Certainly, the flamboyance of trashier Mexican cinema is still part of the nostalgia. Moreover, this year's leg of the Latino Film Festival, playing at various Bay Area locations, including venues in San Jose this week, offers Spanish-language works from South American and Cuba. But the Mexican focus is all the stronger in the local screenings, even unintentionally so: no thanks to the INS for keeping away scheduled guest, the renown Cuban director Humberto Solas.
The festival's theme is "Divas of Mexico's Golden Age: Frida, Maria y Dolores." Dolores would be Dolores Del Rio, the glamorous star of the first Astaire-Rogers film, Flying Down to Rio, and lover of Orson Welles. But Del Rio's best-remembered role is as the heroine of Maria Candeleria (1943; Nov. 16 at 2pm at the Towne Theater). She plays a flower peddler who faces prejudice from both sides of the tracks. The late leading lady Maria "La Dona" Felix, who died recently, is remembered in one of her spitfire parts in Enamorada (Nov. 17 at 3:45pm at the Towne), a 1946 version of Taming of the Shrew set against the 1910 Revolution.
Photographing both of these beloved divas was Gabriel Figueroa. It's hard to find a remarkable Mexican film he didn't have a hand in. Figueroa shot nearly 200 films, for directors ranging from Don Siegel to Luis Buñuel. His first film was Sergei Eisenstein's 1932 Que Viva Mexico. Figueroa's son, Gabriel Figueroa Flores, is slated to appear at the screening of Maria Candeleria. The son is also a photographer, and he will host the film he recently shot, Too Much Love (Nov. 16 at 4:15pm at the Towne), a road trip of two sisters.
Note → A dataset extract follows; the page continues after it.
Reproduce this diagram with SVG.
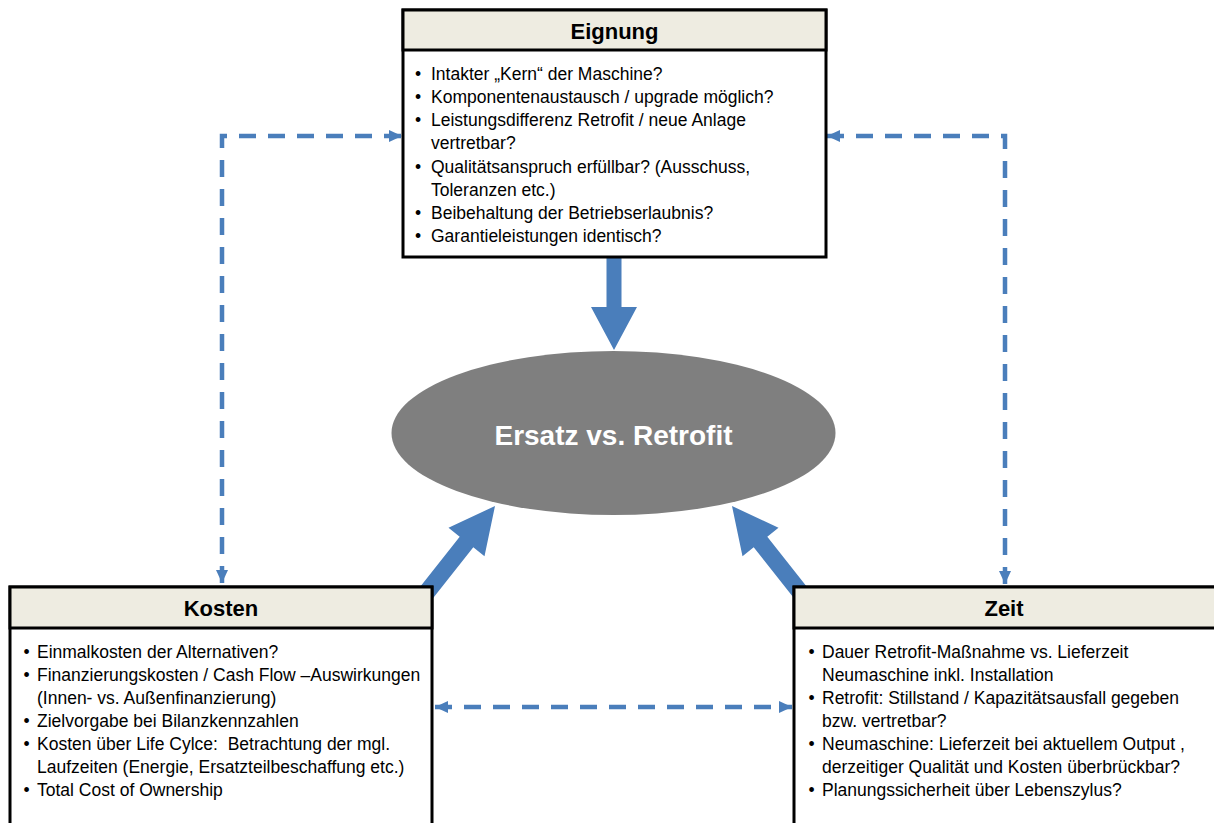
<svg xmlns="http://www.w3.org/2000/svg" width="1214" height="823" viewBox="0 0 1214 823">
<style>
.box{fill:#ffffff;stroke:#000000;stroke-width:3}
.hdr{fill:#eeece1;stroke:#000000;stroke-width:3}
.ttl{font-family:"Liberation Sans",Arial,sans-serif;font-weight:bold;font-size:22px;fill:#000;text-anchor:middle}
.txt{font-family:"Liberation Sans",Arial,sans-serif;font-size:17.5px;fill:#000}
.dash{fill:none;stroke:#4a7ebb;stroke-width:4.5;stroke-dasharray:17 12}
.blk{fill:#4a7ebb}
</style>
<defs>
<marker id="ah" markerUnits="userSpaceOnUse" markerWidth="14" markerHeight="14" viewBox="0 0 14 14" refX="13" refY="7" orient="auto-start-reverse">
<path d="M0,1 L13,7 L0,13 Z" fill="#4a7ebb"/>
</marker>
</defs>
<rect width="1214" height="823" fill="#ffffff"/>
<g id="connectors">
<path class="dash" d="M222,583 V136 H402" marker-start="url(#ah)" marker-end="url(#ah)"/>
<path class="dash" d="M827,136 H1005 V584" marker-start="url(#ah)" marker-end="url(#ah)"/>
<path class="dash" d="M435,707 H792" marker-start="url(#ah)" marker-end="url(#ah)"/>
<polygon class="blk" points="614,350 591,307 606.5,307 606.5,258 621.5,258 621.5,307 637,307"/>
<polygon class="blk" points="495,506 484.5,556.3 473.3,547.3 423.7,610.1 410.1,599.5 459.7,536.7 448.5,527.7"/>
<polygon class="blk" points="732,506 742.5,556.3 753.7,547.3 803.3,610.1 816.9,599.5 767.3,536.7 778.5,527.7"/>
</g>
<g id="center">
<ellipse cx="613.5" cy="433" rx="222" ry="82" fill="#7f7f7f"/>
<text x="613.5" y="445" font-family="Liberation Sans, Arial, sans-serif" font-weight="bold" font-size="28" fill="#ffffff" text-anchor="middle">Ersatz vs. Retrofit</text>
</g>
<g id="eignung">
<rect class="box" x="403" y="10" width="423" height="247"/>
<rect class="hdr" x="403" y="10" width="423" height="40"/>
<text class="ttl" x="614.5" y="39">Eignung</text>
<g class="txt">
<text x="415" y="80">•</text><text x="431" y="80">Intakter „Kern“ der Maschine?</text>
<text x="415" y="103">•</text><text x="431" y="103">Komponentenaustausch / upgrade möglich?</text>
<text x="415" y="126">•</text><text x="431" y="126">Leistungsdifferenz Retrofit / neue Anlage</text>
<text x="431" y="149">vertretbar?</text>
<text x="415" y="172.5">•</text><text x="431" y="172.5">Qualitätsanspruch erfüllbar? (Ausschuss,</text>
<text x="431" y="195.5">Toleranzen etc.)</text>
<text x="415" y="219">•</text><text x="431" y="219">Beibehaltung der Betriebserlaubnis?</text>
<text x="415" y="242">•</text><text x="431" y="242">Garantieleistungen identisch?</text>
</g>
</g>
<g id="kosten">
<rect class="box" x="10" y="587" width="422" height="250"/>
<rect class="hdr" x="10" y="587" width="422" height="41"/>
<text class="ttl" x="221" y="616">Kosten</text>
<g class="txt">
<text x="23.5" y="658">•</text><text x="37" y="658">Einmalkosten der Alternativen?</text>
<text x="23.5" y="681">•</text><text x="37" y="681">Finanzierungskosten / Cash Flow –Auswirkungen</text>
<text x="37" y="704">(Innen- vs. Außenfinanzierung)</text>
<text x="23.5" y="727">•</text><text x="37" y="727">Zielvorgabe bei Bilanzkennzahlen</text>
<text x="23.5" y="750">•</text><text x="37" y="750">Kosten über Life Cylce:&#160; Betrachtung der mgl.</text>
<text x="37" y="773">Laufzeiten (Energie, Ersatzteilbeschaffung etc.)</text>
<text x="23.5" y="796">•</text><text x="37" y="796">Total Cost of Ownership</text>
</g>
</g>
<g id="zeit">
<rect class="box" x="794" y="587" width="430" height="250"/>
<rect class="hdr" x="794" y="587" width="430" height="41"/>
<text class="ttl" x="1004" y="616">Zeit</text>
<g class="txt">
<text x="808.5" y="658">•</text><text x="822" y="658">Dauer Retrofit-Maßnahme vs. Lieferzeit</text>
<text x="822" y="681">Neumaschine inkl. Installation</text>
<text x="808.5" y="704">•</text><text x="822" y="704">Retrofit: Stillstand / Kapazitätsausfall gegeben</text>
<text x="822" y="727">bzw. vertretbar?</text>
<text x="808.5" y="750">•</text><text x="822" y="750">Neumaschine: Lieferzeit bei aktuellem Output ,</text>
<text x="822" y="773">derzeitiger Qualität und Kosten überbrückbar?</text>
<text x="808.5" y="796">•</text><text x="822" y="796">Planungssicherheit über Lebenszylus?</text>
</g>
</g>
</svg>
In newer Mexican cinema, the festival features Gerardo Tort's Streeters (Nov. 15 at 5pm at Camera 3), a view of children in the lower depths akin to Buñuel's Los Olvidados (which, naturally, Figueroa photographed), Pachito Rex (Nov. 17 at 6pm at the Towne) and Herod's Law (Nov. 17 at 8:30pm at the Towne), which satirize Mexican political corruption from different angles: the latter was banned by the Mexican government. On a lighter note, local filmmaker Luis Valdez's 1994 redo of The Cisco Kid makes its local premiere (Nov. 17 at 6:30pm at the Towne), with Jimmy Smith as the charro-suited hero Cisco, and the one and only Cheech Marin Sancho Panza-ing it up as Pancho.